## PROBLEM STATEMENT
Exact repetition of every entry is required.
------ MATERIAL PROVIDED
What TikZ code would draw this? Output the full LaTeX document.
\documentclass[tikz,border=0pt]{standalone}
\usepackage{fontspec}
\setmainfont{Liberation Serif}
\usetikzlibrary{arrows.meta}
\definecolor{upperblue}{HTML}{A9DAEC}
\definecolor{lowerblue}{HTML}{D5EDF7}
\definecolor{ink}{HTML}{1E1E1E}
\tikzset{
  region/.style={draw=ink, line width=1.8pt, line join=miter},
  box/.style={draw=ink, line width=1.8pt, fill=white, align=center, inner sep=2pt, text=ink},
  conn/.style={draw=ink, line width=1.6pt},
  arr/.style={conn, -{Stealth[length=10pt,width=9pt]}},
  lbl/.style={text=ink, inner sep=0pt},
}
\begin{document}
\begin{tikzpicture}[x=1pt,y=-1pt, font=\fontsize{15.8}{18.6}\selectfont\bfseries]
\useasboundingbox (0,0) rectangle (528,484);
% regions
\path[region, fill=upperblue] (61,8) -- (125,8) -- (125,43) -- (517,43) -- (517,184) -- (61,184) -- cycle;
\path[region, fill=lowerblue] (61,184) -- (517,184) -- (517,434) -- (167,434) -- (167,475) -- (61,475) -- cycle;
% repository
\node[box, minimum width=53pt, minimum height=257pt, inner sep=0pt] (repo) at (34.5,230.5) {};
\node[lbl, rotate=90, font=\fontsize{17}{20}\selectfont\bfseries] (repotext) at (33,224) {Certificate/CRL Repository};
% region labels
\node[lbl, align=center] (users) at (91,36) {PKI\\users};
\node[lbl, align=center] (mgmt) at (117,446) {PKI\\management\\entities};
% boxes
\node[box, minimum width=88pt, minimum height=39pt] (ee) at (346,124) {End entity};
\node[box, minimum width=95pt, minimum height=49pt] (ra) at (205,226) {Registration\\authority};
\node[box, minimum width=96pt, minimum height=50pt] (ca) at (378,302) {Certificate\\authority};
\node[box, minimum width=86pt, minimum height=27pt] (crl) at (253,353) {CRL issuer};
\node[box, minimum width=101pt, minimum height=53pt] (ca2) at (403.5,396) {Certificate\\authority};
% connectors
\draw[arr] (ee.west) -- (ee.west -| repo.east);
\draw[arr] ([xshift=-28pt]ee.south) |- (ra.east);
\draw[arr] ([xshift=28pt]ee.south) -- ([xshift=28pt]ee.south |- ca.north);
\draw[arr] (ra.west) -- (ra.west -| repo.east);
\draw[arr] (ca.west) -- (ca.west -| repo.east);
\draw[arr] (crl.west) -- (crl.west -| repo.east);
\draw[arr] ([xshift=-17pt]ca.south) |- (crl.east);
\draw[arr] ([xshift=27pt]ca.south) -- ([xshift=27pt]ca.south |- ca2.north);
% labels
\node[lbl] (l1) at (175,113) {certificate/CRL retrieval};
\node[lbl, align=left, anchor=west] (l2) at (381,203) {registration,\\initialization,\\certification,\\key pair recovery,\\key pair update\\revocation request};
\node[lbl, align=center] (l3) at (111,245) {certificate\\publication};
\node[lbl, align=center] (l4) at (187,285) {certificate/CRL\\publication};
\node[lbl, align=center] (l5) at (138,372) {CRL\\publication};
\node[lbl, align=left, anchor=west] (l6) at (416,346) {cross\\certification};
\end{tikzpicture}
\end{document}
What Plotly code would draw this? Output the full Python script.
------------
## COMPLETE ANSWER
What TikZ code would draw this? Output the full LaTeX document.
\documentclass[tikz,border=0pt]{standalone}
\usepackage{fontspec}
\setmainfont{Liberation Serif}
\usetikzlibrary{arrows.meta}
\definecolor{upperblue}{HTML}{A9DAEC}
\definecolor{lowerblue}{HTML}{D5EDF7}
\definecolor{ink}{HTML}{1E1E1E}
\tikzset{
  region/.style={draw=ink, line width=1.8pt, line join=miter},
  box/.style={draw=ink, line width=1.8pt, fill=white, align=center, inner sep=2pt, text=ink},
  conn/.style={draw=ink, line width=1.6pt},
  arr/.style={conn, -{Stealth[length=10pt,width=9pt]}},
  lbl/.style={text=ink, inner sep=0pt},
}
\begin{document}
\begin{tikzpicture}[x=1pt,y=-1pt, font=\fontsize{15.8}{18.6}\selectfont\bfseries]
\useasboundingbox (0,0) rectangle (528,484);
% regions
\path[region, fill=upperblue] (61,8) -- (125,8) -- (125,43) -- (517,43) -- (517,184) -- (61,184) -- cycle;
\path[region, fill=lowerblue] (61,184) -- (517,184) -- (517,434) -- (167,434) -- (167,475) -- (61,475) -- cycle;
% repository
\node[box, minimum width=53pt, minimum height=257pt, inner sep=0pt] (repo) at (34.5,230.5) {};
\node[lbl, rotate=90, font=\fontsize{17}{20}\selectfont\bfseries] (repotext) at (33,224) {Certificate/CRL Repository};
% region labels
\node[lbl, align=center] (users) at (91,36) {PKI\\users};
\node[lbl, align=center] (mgmt) at (117,446) {PKI\\management\\entities};
% boxes
\node[box, minimum width=88pt, minimum height=39pt] (ee) at (346,124) {End entity};
\node[box, minimum width=95pt, minimum height=49pt] (ra) at (205,226) {Registration\\authority};
\node[box, minimum width=96pt, minimum height=50pt] (ca) at (378,302) {Certificate\\authority};
\node[box, minimum width=86pt, minimum height=27pt] (crl) at (253,353) {CRL issuer};
\node[box, minimum width=101pt, minimum height=53pt] (ca2) at (403.5,396) {Certificate\\authority};
% connectors
\draw[arr] (ee.west) -- (ee.west -| repo.east);
\draw[arr] ([xshift=-28pt]ee.south) |- (ra.east);
\draw[arr] ([xshift=28pt]ee.south) -- ([xshift=28pt]ee.south |- ca.north);
\draw[arr] (ra.west) -- (ra.west -| repo.east);
\draw[arr] (ca.west) -- (ca.west -| repo.east);
\draw[arr] (crl.west) -- (crl.west -| repo.east);
\draw[arr] ([xshift=-17pt]ca.south) |- (crl.east);
\draw[arr] ([xshift=27pt]ca.south) -- ([xshift=27pt]ca.south |- ca2.north);
% labels
\node[lbl] (l1) at (175,113) {certificate/CRL retrieval};
\node[lbl, align=left, anchor=west] (l2) at (381,203) {registration,\\initialization,\\certification,\\key pair recovery,\\key pair update\\revocation request};
\node[lbl, align=center] (l3) at (111,245) {certificate\\publication};
\node[lbl, align=center] (l4) at (187,285) {certificate/CRL\\publication};
\node[lbl, align=center] (l5) at (138,372) {CRL\\publication};
\node[lbl, align=left, anchor=west] (l6) at (416,346) {cross\\certification};
\end{tikzpicture}
\end{document}
What Plotly code would draw this? Output the full Python script.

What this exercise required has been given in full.